Visually, the front cover of the album brilliantly captures the fundamentals of the Eagles’ aural essence. Photographed at Joshua Tree National Park, it portrays a seemingly endless blue sky arched over the hovering copper glow of a sunset. In the foreground, shadow-bathed cacti hugs a slice of desert, both illuminated by nature above and beyond. Peaceful, easy, breezy, organic, laidback, cohesive, warm yet cool: The picture parallels the tone and timbre of the content lurking in the songs, and helps elevate Eagles to that rare place where every single aspect (and participant) is united in theme and purpose.

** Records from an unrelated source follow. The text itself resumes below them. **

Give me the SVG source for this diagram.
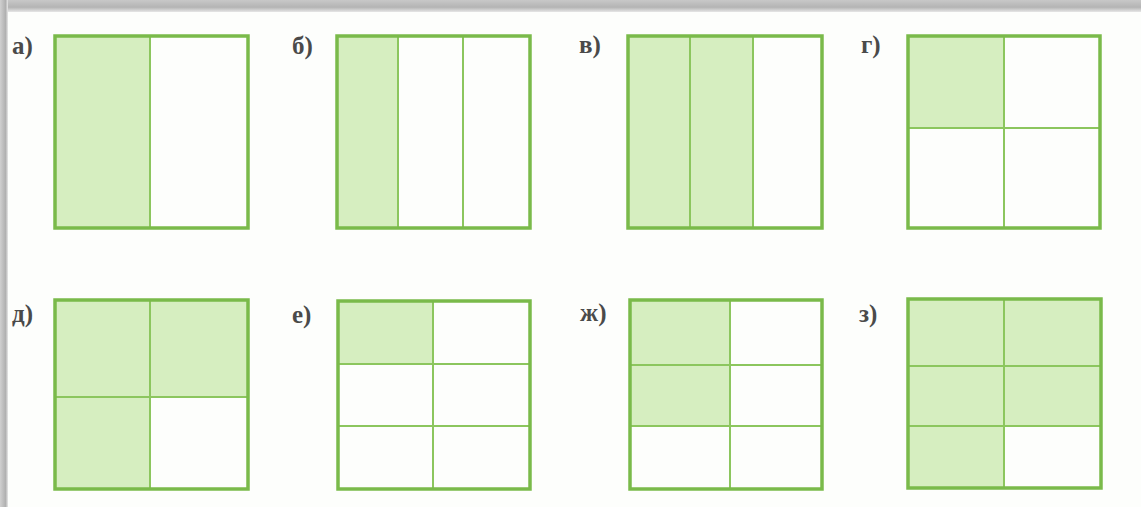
<svg xmlns="http://www.w3.org/2000/svg" width="1141" height="507" viewBox="0 0 1141 507">
<defs>
<linearGradient id="topShade" x1="0" y1="0" x2="0" y2="1">
<stop offset="0" stop-color="#c8c8c8"/>
<stop offset="0.6" stop-color="#b4b4b4"/>
<stop offset="1" stop-color="#e6e6e6"/>
</linearGradient>
<linearGradient id="leftShade" x1="0" y1="0" x2="1" y2="0">
<stop offset="0" stop-color="#d0d0d0"/>
<stop offset="0.7" stop-color="#b0b0b0"/>
<stop offset="1" stop-color="#e8e8e8"/>
</linearGradient>
</defs>
<style>
.lbl{font-family:"Liberation Serif","DejaVu Serif",serif;font-weight:bold;font-size:25px;fill:#4a4a4a}
.fill{fill:#d6eec0;stroke:none}
.div{stroke:#8cc65e;stroke-width:2;fill:none}
.frame{fill:none;stroke:#7aba4a;stroke-width:3.5}
</style>
<rect x="0" y="0" width="1141" height="507" fill="#fdfefc"/>
<rect x="0" y="0" width="1141" height="12" fill="url(#topShade)"/>
<rect x="0" y="0" width="8" height="507" fill="url(#leftShade)"/>

<g id="node-a">
<text class="lbl" x="12" y="54">а)</text>
<rect class="fill" x="55" y="36" width="95" height="192"/>
<line class="div" x1="150" y1="36" x2="150" y2="228"/>
<rect class="frame" x="55" y="36" width="193" height="192"/>
</g>

<g id="node-b">
<text class="lbl" x="292" y="54">б)</text>
<rect class="fill" x="337" y="36" width="61" height="192"/>
<line class="div" x1="398" y1="36" x2="398" y2="228"/>
<line class="div" x1="463" y1="36" x2="463" y2="228"/>
<rect class="frame" x="337" y="36" width="193" height="192"/>
</g>

<g id="node-v">
<text class="lbl" x="579" y="53">в)</text>
<rect class="fill" x="628" y="36" width="125" height="192"/>
<line class="div" x1="690" y1="36" x2="690" y2="228"/>
<line class="div" x1="753" y1="36" x2="753" y2="228"/>
<rect class="frame" x="628" y="36" width="194" height="192"/>
</g>

<g id="node-g">
<text class="lbl" x="861" y="53">г)</text>
<rect class="fill" x="908" y="36" width="96" height="92"/>
<line class="div" x1="1004" y1="36" x2="1004" y2="228"/>
<line class="div" x1="908" y1="128" x2="1100" y2="128"/>
<rect class="frame" x="908" y="36" width="192" height="192"/>
</g>

<g id="node-d">
<text class="lbl" x="12" y="322">д)</text>
<rect class="fill" x="55" y="300" width="193" height="97"/>
<rect class="fill" x="55" y="397" width="95" height="92"/>
<line class="div" x1="150" y1="300" x2="150" y2="489"/>
<line class="div" x1="55" y1="397" x2="248" y2="397"/>
<rect class="frame" x="55" y="300" width="193" height="189"/>
</g>

<g id="node-e">
<text class="lbl" x="292" y="323">е)</text>
<rect class="fill" x="338" y="301" width="95" height="63"/>
<line class="div" x1="433" y1="301" x2="433" y2="489"/>
<line class="div" x1="338" y1="364" x2="530" y2="364"/>
<line class="div" x1="338" y1="426" x2="530" y2="426"/>
<rect class="frame" x="338" y="301" width="192" height="188"/>
</g>

<g id="node-zh">
<text class="lbl" x="580" y="321">ж)</text>
<rect class="fill" x="630" y="300" width="100" height="126"/>
<line class="div" x1="730" y1="300" x2="730" y2="489"/>
<line class="div" x1="630" y1="365" x2="822" y2="365"/>
<line class="div" x1="630" y1="426" x2="822" y2="426"/>
<rect class="frame" x="630" y="300" width="192" height="189"/>
</g>

<g id="node-z">
<text class="lbl" x="859" y="322">з)</text>
<rect class="fill" x="908" y="299" width="193" height="127"/>
<rect class="fill" x="908" y="426" width="96" height="62"/>
<line class="div" x1="1004" y1="299" x2="1004" y2="488"/>
<line class="div" x1="908" y1="366" x2="1101" y2="366"/>
<line class="div" x1="908" y1="426" x2="1101" y2="426"/>
<rect class="frame" x="908" y="299" width="193" height="189"/>
</g>

<g id="connectors"></g>
</svg>
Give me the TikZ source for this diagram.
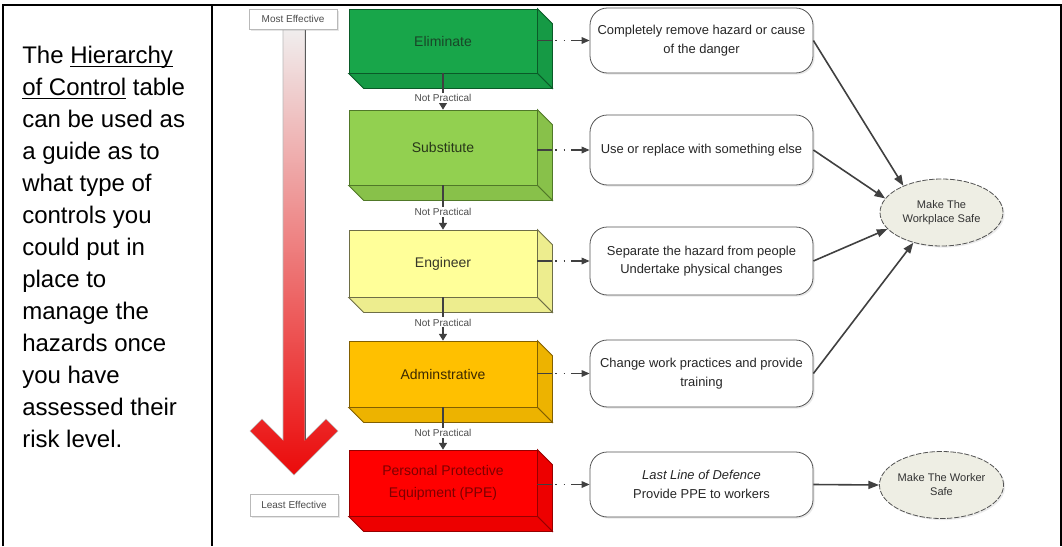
\documentclass[tikz,border=0pt]{standalone}
\usepackage{fontspec}
\setmainfont{Liberation Sans}
\usetikzlibrary{arrows.meta,calc,shapes.geometric,shadows}
\definecolor{elimfill}{RGB}{24,166,74}
\definecolor{elimedge}{RGB}{10,90,40}
\definecolor{elimtext}{RGB}{25,70,40}
\definecolor{subfill}{RGB}{146,208,80}
\definecolor{subedge}{RGB}{80,120,40}
\definecolor{subtext}{RGB}{40,55,25}
\definecolor{engfill}{RGB}{255,255,153}
\definecolor{engedge}{RGB}{110,110,70}
\definecolor{engtext}{RGB}{55,55,40}
\definecolor{admfill}{RGB}{255,192,0}
\definecolor{admedge}{RGB}{130,95,0}
\definecolor{admtext}{RGB}{60,40,0}
\definecolor{ppefill}{RGB}{255,0,0}
\definecolor{ppeedge}{RGB}{150,0,0}
\definecolor{ppetext}{RGB}{125,0,0}
\definecolor{conn}{RGB}{64,64,64}
\definecolor{ellfill}{RGB}{238,238,228}
\definecolor{arrtop}{RGB}{240,238,238}
\definecolor{arrmid}{RGB}{240,125,125}
\definecolor{arrbot}{RGB}{235,10,10}

\newcommand\myul[1]{\leavevmode\setbox0\hbox{#1}\rlap{\rule[-3.2pt]{\wd0}{0.9pt}}\box0\relax}

\tikzset{
  tableline/.style={line width=1.5pt, black},
  lefttext/.style={inner sep=0pt, align=left, font=\fontsize{18}{24}\selectfont},
  block/.style={line width=0.6pt, inner sep=0pt, align=center, font=\fontsize{10.5}{16}\selectfont, minimum width=141pt},
  desc/.style={draw=conn!90, line width=0.6pt, rounded corners=13pt, fill=white, minimum width=167.25pt,
     align=center, inner sep=0pt, font=\fontsize{9.7}{14}\selectfont, text=black!85,
     drop shadow={opacity=0.18, shadow xshift=1.2pt, shadow yshift=-1.2pt}},
  goal/.style={ellipse, draw=conn!90, dash pattern=on 4pt off 1.2pt, line width=0.6pt, fill=ellfill,
     minimum width=92.25pt, minimum height=50.25pt, inner sep=0pt, align=center,
     font=\fontsize{8.3}{10.5}\selectfont, text=black!80,
     drop shadow={opacity=0.15, shadow xshift=1.2pt, shadow yshift=-1.2pt}},
  effbox/.style={draw=gray!55, fill=white, line width=0.5pt, minimum width=66pt, inner sep=0pt,
     font=\fontsize{7.5}{9}\selectfont, text=black!70,
     drop shadow={opacity=0.2, shadow xshift=1.2pt, shadow yshift=-1.2pt}},
  npline/.style={draw=conn, line width=0.8pt, -{Triangle[length=5pt,width=6pt]}},
  nplabel/.style={fill=white, inner sep=1pt, font=\fontsize{7.5}{9}\selectfont, text=black!70},
  dotconn/.style={draw=conn, line width=0.9pt, -{Triangle[length=6pt,width=5pt]},
     dash pattern=on 11pt off 2.5pt on 1.2pt off 5pt on 1.2pt off 4.5pt on 40pt},
  ellarrow/.style={draw=conn, line width=1.2pt, -{Triangle[length=8pt,width=6pt]}}
}

\newcommand\hocblock[9]{%
  \node[block, minimum height=#5, fill=#6, draw=#7, text=#8] (#1) at (#2,#3) {#9};
  \filldraw[fill=#6!93!black, draw=#7, line width=0.6pt] (#1.north east) -- ++(15,15) -- ($(#1.south east)+(15,15)$) -- (#1.south east) -- cycle;
  \filldraw[fill=#6!93!black, draw=#7, line width=0.6pt] (#1.south west) -- ++(15,15) -- ($(#1.south east)+(15,15)$) -- (#1.south east) -- cycle;
}

\begin{document}
\begin{tikzpicture}[x=0.75pt,y=-0.75pt]
\useasboundingbox (0,0) rectangle (1062,546);

% table frame
\draw[tableline] (3,546) -- (3,4.5) -- (1060.5,4.5) -- (1060.5,546);
\draw[tableline] (211.5,4.5) -- (211.5,546);

% left text (base anchor = baseline of last line)
\node[lefttext, anchor=base west] (intro) at (22,447) {The \myul{Hierarchy}\\
\myul{of Control} table\\
can be used as\\
a guide as to\\
what type of\\
controls you\\
could put in\\
place to\\
manage the\\
hazards once\\
you have\\
assessed their\\
risk level.};

% effectiveness arrow
\shadedraw[top color=arrtop, middle color=arrmid, bottom color=arrbot, draw=gray!55, line width=0.4pt]
  (283,29) -- (283,440) -- (262,419) -- (250,431) -- (294,475) -- (338,431) -- (326,419) -- (305,440) -- (305,29) -- cycle;
\draw[black!65, line width=0.7pt] (305,29) -- (305,440);
\node[effbox, minimum height=15pt] (most) at (293,19) {Most Effective};
\node[effbox, minimum height=16.5pt] (least) at (294,505) {Least Effective};

% hierarchy blocks
\hocblock{elim}{443}{41}{141pt}{48pt}{elimfill}{elimedge}{elimtext}{Eliminate}
\hocblock{sub}{443}{147.5}{141pt}{56.25pt}{subfill}{subedge}{subtext}{Substitute}
\hocblock{eng}{443}{263.5}{141pt}{50.25pt}{engfill}{engedge}{engtext}{Engineer}
\hocblock{adm}{443}{374}{141pt}{49.5pt}{admfill}{admedge}{admtext}{Adminstrative}
\hocblock{ppe}{443}{483}{141pt}{49.5pt}{ppefill}{ppeedge}{ppetext}{Personal Protective\\Equipment (PPE)}

% not practical connectors
\draw[npline] (elim.south) -- node[nplabel, pos=0.68] {Not Practical} (sub.north);
\draw[npline] (sub.south) -- node[nplabel, pos=0.6] {Not Practical} (eng.north);
\draw[npline] (eng.south) -- node[nplabel, pos=0.58] {Not Practical} (adm.north);
\draw[npline] (adm.south) -- node[nplabel, pos=0.6] {Not Practical} (ppe.north);

% descriptions
\node[desc, minimum height=48.75pt] (d1) at (701.5,40.5) {Completely remove hazard or cause\\of the danger};
\node[desc, minimum height=52.5pt] (d2) at (701.5,150) {Use or replace with something else};
\node[desc, minimum height=51pt] (d3) at (701.5,261) {Separate the hazard from people\\Undertake physical changes};
\node[desc, minimum height=50.25pt] (d4) at (701.5,373.5) {Change work practices and provide\\training};
\node[desc, minimum height=48.75pt] (d5) at (701.5,484.5) {\textit{Last Line of Defence}\\Provide PPE to workers};

\draw[dotconn] (d1.west -| elim.east) -- (d1.west);
\draw[dotconn] (d2.west -| sub.east) -- (d2.west);
\draw[dotconn] (d3.west -| eng.east) -- (d3.west);
\draw[dotconn] (d4.west -| adm.east) -- (d4.west);
\draw[dotconn] (d5.west -| ppe.east) -- (d5.west);

% goals
\node[goal] (ws) at (941.5,212.5) {Make The\\Workplace Safe};
\node[goal] (wk) at (941.5,485) {Make The Worker\\Safe};

\draw[ellarrow] (d1.east) -- (ws.145);
\draw[ellarrow] (d2.east) -- (ws.166);
\draw[ellarrow] (d3.east) -- (ws.197);
\draw[ellarrow] (d4.east) -- (ws.227);
\draw[ellarrow] (d5.east) -- (wk.west);
\end{tikzpicture}
\end{document}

As just one of two Eagles albums created by the original quartet of Glenn Frey, Don Henley, Randy Meisner, and Bernie Leadon, the record remains unique in the band’s history for the shared songwriting and vocal performances. Each member takes the lead on at least one track, extending to Meisner on “Most of Us Are Sad,” “Take the Devil,” and “Tryin'” as well as Leadon on “Train Leaves Here This Morning” and “Earlybird.”
The mellifluous blending of the Eagles’ distinctive voices, the very aspect that drew Johns to the project, lingers throughout. Such harmonizing – in combination with textured sonic tapestries stitched with acoustic guitars, steady bass lines, banjo notes, folk constructs, and edgy rock elements – informs arrangements bolstered by golden melodies and brilliant craftsmanship. Nowhere is that approach more evident than on “Take It Easy,” an opening tune that quickly became a signpost of the collective’s mentality, technique, and philosophy. Rambling, and related themes of traveling or returning home, resurface in “Train Leaves Here This Morning” and the restless “Take the Devil.”
Women, another of the Eagles’ other long-running inspirations, occupies much of the album’s other focus. Frey’s opportunistic “Chug All Night,” the Top 25 smash “Peaceful Easy Feeling,” and Jackson Browne’s devotional “Nightingale” continue the light-streaked vibes. In contrast, Henley’s cautionary “Witchy Woman” portends the darker concepts the band would explore going forward even as the song maintains a voodoo-kissed, feel-good mood. Indeed, few albums of the era felt better in both scope and spirit.